What Is robots.txt file?
robots.txt is a simple text file placed in the root directory of a website (example: https://www.example.com/robots.txt).
Its primary purpose is to communicate with search engine crawlers using the Robots Exclusion Protocol, telling them which parts of the website are allowed or disallowed for crawling.
Although robots.txt does not guarantee full protection, it provides instructions on how crawlers should access your site.
Why robots.txt Matters
1. Controls Search Engine Crawling
robots.txt allows you to block crawlers from accessing unnecessary or sensitive areas, such as:
- Admin pages
- Login pages
- Backend files
- Temporary testing pages
2. Conserves Crawl Budget
Large websites benefit from robots.txt by blocking unimportant URLs, ensuring search engines focus only on essential content.
3. Prevents Indexing of Specific URLs
While the noindex tag is used for indexing control, robots.txt can block certain URLs from being crawled entirely.
4. Helps Organize Website Structure
By guiding crawlers through defined paths, robots.txt supports better website performance and structure management.
How robots.txt Works
When a crawler visits a website, it first checks the robots.txt file. The file contains directives that specify:
- Which crawlers can access the site
- Which areas are allowed
- Which areas are restricted
These instructions help search engines understand how to crawl your website efficiently.
Basic Syntax of robots.txt
A typical robots.txt file contains one or more groups of instructions. Here’s the basic structure:
User-agent: *
Disallow:
- User-agent defines the crawler (example: Googlebot, Bingbot).
- Disallow defines the directories or pages that crawlers should not access.
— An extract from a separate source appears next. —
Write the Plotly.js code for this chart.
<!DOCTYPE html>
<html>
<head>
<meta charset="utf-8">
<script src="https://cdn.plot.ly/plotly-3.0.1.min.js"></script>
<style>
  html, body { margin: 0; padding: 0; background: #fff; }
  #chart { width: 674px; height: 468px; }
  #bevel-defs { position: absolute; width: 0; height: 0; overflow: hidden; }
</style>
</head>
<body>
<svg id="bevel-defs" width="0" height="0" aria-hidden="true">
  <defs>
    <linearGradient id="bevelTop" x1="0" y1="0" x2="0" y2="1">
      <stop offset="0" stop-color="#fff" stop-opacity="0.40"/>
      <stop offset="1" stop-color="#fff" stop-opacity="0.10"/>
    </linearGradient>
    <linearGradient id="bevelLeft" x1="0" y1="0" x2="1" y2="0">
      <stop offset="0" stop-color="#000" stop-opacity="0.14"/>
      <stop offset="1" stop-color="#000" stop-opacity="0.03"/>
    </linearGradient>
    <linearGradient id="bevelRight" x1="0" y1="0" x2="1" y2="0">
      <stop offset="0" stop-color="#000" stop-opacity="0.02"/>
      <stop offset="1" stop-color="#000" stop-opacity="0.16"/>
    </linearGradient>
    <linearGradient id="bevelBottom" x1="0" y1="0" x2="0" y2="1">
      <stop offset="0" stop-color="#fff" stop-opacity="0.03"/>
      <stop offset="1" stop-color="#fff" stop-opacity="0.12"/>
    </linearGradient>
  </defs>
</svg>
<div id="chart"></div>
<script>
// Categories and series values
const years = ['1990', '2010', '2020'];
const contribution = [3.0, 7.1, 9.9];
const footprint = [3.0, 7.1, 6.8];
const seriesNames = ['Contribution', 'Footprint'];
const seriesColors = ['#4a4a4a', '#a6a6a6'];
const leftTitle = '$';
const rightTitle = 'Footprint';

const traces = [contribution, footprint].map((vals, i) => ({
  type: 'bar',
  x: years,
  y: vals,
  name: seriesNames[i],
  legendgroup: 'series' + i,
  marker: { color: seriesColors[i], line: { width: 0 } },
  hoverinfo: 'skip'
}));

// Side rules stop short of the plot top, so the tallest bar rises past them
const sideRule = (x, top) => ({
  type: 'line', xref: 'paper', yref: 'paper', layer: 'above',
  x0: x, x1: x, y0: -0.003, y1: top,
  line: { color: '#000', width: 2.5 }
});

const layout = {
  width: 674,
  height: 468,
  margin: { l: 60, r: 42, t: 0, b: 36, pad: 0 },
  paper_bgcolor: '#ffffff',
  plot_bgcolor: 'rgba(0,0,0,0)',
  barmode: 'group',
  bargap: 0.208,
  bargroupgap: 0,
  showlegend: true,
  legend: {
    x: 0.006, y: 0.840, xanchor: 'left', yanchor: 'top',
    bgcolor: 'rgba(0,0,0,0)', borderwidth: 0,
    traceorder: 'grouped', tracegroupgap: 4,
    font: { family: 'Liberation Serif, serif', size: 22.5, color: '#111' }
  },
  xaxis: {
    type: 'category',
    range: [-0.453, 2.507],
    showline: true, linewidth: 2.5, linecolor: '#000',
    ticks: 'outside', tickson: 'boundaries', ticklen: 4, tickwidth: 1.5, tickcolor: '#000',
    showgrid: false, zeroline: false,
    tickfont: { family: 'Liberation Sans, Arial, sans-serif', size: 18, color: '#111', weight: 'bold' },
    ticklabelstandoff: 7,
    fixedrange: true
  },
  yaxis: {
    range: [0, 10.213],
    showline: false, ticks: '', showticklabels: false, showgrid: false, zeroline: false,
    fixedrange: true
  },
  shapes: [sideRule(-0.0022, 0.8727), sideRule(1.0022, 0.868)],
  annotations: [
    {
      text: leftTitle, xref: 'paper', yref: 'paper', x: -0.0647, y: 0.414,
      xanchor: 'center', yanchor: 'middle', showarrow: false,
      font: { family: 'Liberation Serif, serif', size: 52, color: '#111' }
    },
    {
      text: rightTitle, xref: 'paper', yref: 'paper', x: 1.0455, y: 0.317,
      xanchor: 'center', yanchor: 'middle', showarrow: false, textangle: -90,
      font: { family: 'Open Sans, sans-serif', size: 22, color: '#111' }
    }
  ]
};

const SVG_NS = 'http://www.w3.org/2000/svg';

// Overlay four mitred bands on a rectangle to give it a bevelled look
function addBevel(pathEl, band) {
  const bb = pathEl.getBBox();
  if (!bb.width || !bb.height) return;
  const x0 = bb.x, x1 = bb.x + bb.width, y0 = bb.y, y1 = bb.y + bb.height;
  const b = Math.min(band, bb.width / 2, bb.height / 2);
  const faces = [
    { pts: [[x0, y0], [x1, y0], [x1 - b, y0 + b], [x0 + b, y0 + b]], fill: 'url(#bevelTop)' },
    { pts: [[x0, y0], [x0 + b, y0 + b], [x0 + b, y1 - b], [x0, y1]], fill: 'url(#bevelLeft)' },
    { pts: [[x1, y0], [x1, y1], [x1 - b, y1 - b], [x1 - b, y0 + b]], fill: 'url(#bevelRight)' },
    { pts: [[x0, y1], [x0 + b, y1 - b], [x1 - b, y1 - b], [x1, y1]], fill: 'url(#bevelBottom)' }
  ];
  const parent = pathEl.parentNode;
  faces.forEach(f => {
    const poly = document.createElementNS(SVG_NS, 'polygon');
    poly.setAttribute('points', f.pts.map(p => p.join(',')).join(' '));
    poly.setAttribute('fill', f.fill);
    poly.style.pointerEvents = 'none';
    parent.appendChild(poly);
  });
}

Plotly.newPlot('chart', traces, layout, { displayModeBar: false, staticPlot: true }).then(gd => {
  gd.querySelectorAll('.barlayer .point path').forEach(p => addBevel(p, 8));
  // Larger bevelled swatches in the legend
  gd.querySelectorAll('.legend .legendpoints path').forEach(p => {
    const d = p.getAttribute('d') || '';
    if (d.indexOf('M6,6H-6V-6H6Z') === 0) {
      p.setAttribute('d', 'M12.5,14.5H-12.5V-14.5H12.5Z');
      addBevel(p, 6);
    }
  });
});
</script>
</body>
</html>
Common robots.txt Directives
1. Allow
Specifies pages or directories that crawlers are allowed to access.
Example:
Allow: /public/
2. Disallow
Blocks crawlers from accessing specific pages or directories.
Example:
Disallow: /admin/
Disallow: /login/
3. User-agent
Used to target specific crawlers.
Example:
User-agent: Googlebot
Disallow: /test/
4. Sitemap
You can include your XML sitemap URL in robots.txt.
Example:
Sitemap: https://www.example.com/sitemap.xml
Examples of robots.txt Usage
1. Allow All Crawlers
User-agent: *
Disallow:
2. Block All Crawlers
User-agent: *
Disallow: /
3. Block a Specific Folder
User-agent: *
Disallow: /private/
4. Block Googlebot Only
User-agent: Googlebot
Disallow: /temp/
5. Allow a File Inside a Blocked Folder
User-agent: *
Disallow: /files/
Allow: /files/public-file.pdf
Where to Place robots.txt
The robots.txt file must be placed in the root directory of your website:
https://www.example.com/robots.txt
Search engines will not look for it in subfolders.
Best Practices for robots.txt
- Include your XML Sitemap inside robots.txt for easy crawler discovery.
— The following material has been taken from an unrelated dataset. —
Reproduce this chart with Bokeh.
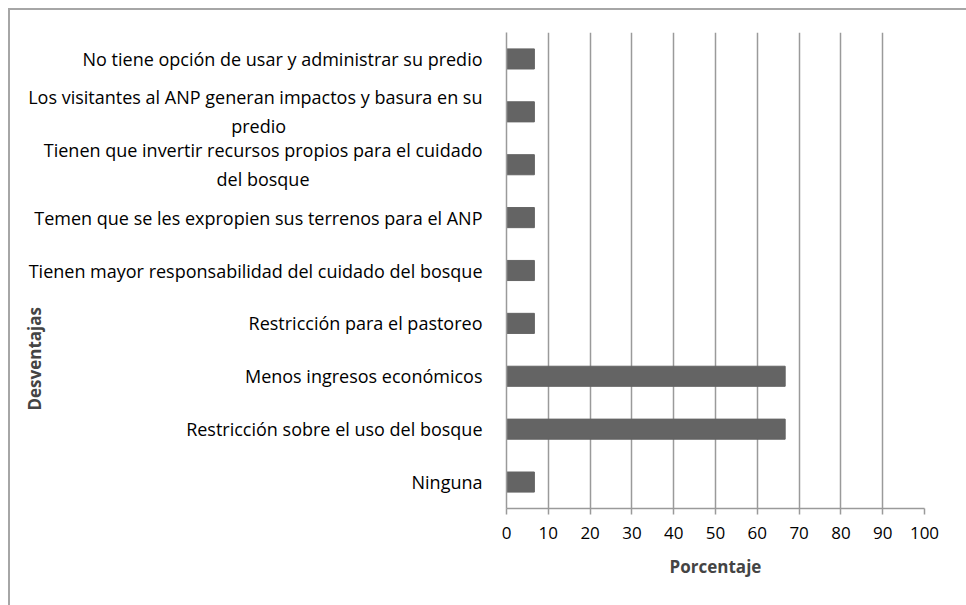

- Never block important pages like product pages or blog posts.
- Avoid blocking JavaScript and CSS files unless required.
- Only block pages that genuinely don’t need to be crawled.
- Regularly test your robots.txt using Google Search Console.
- Do not use robots.txt to hide sensitive data—use password protection instead.
Common Mistakes to Avoid
- Accidental blocking of the entire website with
Disallow: / - Blocking essential resources (CSS/JS)
- Relying on robots.txt for complete security
- Using incorrect syntax
- Forgetting to update robots.txt after website changes
Testing Your robots.txt File
Use tools like:
- Google Search Console robots.txt Tester
- Bing Webmaster Tools
- Online robots.txt validators
These help ensure your file is valid and correctly implemented.
Conclusion
robots.txt is a simple yet powerful file that gives you control over how search engines interact with your website. By managing crawl access, blocking non-essential pages, and guiding crawlers efficiently, robots.txt helps improve your site’s structure and performance.
When used correctly, it supports your Technical SEO efforts, protects sensitive areas, and ensures search engines focus on the most important content.